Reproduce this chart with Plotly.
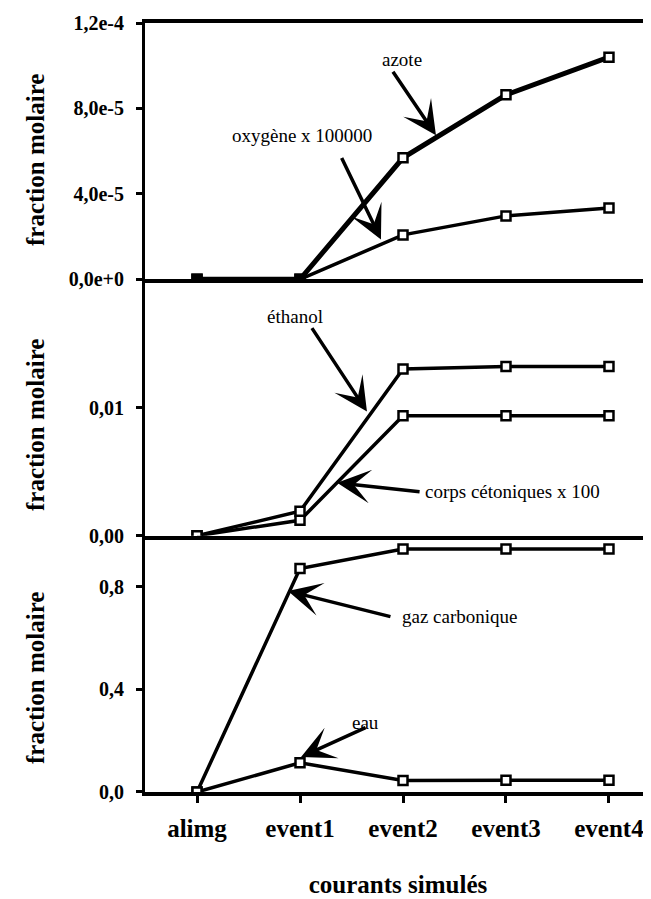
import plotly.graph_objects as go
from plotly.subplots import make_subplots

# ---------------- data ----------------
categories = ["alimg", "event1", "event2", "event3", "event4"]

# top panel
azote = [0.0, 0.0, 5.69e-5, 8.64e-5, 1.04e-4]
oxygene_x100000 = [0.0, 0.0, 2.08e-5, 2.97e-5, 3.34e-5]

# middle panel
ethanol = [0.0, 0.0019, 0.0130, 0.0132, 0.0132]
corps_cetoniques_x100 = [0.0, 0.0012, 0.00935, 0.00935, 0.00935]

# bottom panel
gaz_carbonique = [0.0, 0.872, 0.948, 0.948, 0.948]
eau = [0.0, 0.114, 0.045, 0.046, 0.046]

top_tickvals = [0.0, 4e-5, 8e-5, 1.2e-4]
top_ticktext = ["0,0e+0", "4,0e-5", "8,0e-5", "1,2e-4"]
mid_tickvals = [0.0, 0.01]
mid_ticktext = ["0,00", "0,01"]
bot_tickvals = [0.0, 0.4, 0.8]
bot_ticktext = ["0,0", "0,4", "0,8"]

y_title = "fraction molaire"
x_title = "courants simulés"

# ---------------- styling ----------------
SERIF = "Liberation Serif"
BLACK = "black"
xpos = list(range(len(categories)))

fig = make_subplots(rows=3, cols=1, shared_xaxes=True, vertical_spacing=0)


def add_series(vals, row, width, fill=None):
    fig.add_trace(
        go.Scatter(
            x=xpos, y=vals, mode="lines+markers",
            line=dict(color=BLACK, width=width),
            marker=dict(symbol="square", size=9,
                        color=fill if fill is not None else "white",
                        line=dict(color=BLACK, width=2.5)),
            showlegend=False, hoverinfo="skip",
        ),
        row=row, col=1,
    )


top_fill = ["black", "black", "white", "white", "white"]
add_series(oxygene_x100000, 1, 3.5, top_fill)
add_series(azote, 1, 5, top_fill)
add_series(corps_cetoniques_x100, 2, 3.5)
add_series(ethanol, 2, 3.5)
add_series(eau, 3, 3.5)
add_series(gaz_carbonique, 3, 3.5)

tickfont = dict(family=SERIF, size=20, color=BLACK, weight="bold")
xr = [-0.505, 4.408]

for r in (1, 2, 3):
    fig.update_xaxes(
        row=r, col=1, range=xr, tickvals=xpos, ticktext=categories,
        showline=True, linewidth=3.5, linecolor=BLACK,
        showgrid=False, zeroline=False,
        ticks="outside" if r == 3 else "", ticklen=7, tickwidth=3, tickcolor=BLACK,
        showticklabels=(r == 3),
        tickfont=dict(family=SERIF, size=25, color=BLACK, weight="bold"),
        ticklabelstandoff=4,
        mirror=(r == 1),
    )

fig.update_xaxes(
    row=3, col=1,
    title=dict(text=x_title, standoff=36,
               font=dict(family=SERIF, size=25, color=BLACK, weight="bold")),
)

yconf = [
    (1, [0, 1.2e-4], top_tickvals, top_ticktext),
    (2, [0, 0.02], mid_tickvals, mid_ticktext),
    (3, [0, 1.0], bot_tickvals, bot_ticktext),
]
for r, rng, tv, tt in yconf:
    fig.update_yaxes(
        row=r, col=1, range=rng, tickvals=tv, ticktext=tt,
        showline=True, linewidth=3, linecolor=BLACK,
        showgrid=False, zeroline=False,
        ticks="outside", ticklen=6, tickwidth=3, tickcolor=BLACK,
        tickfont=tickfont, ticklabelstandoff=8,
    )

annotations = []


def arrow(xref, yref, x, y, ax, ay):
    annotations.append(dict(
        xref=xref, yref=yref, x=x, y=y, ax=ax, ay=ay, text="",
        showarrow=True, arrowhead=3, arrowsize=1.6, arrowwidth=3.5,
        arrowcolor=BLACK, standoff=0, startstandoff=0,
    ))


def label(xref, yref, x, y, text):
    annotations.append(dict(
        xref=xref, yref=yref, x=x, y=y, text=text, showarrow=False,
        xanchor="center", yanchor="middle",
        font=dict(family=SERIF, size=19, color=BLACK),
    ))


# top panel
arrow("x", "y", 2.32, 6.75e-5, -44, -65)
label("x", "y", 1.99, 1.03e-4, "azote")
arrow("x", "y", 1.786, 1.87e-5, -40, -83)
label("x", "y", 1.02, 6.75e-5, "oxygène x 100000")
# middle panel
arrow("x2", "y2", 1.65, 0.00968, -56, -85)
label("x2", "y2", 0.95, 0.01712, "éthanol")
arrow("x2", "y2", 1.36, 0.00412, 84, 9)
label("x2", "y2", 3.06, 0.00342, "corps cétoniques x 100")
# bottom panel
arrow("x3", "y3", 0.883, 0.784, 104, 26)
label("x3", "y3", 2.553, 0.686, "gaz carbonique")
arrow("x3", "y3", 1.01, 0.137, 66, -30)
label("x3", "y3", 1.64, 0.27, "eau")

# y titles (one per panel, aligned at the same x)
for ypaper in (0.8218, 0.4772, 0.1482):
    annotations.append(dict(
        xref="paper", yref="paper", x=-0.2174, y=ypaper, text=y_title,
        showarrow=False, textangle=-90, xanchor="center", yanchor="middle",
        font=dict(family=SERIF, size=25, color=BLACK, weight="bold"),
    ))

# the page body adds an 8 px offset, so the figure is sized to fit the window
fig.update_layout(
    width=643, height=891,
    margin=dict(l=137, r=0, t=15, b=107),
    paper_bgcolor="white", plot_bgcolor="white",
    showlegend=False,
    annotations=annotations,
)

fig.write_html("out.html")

----

_Required task_:
Up to and including the line containing "corps_cetoniques_x100 = [0.0, 0.0012, 0.00935, 0.00935, 0.00935]", repeat every line from the start of the data, but none of the pictures.

_Solution to this problem_:
Reproduce this chart with Plotly.
import plotly.graph_objects as go
from plotly.subplots import make_subplots

# ---------------- data ----------------
categories = ["alimg", "event1", "event2", "event3", "event4"]

# top panel
azote = [0.0, 0.0, 5.69e-5, 8.64e-5, 1.04e-4]
oxygene_x100000 = [0.0, 0.0, 2.08e-5, 2.97e-5, 3.34e-5]

# middle panel
ethanol = [0.0, 0.0019, 0.0130, 0.0132, 0.0132]
corps_cetoniques_x100 = [0.0, 0.0012, 0.00935, 0.00935, 0.00935]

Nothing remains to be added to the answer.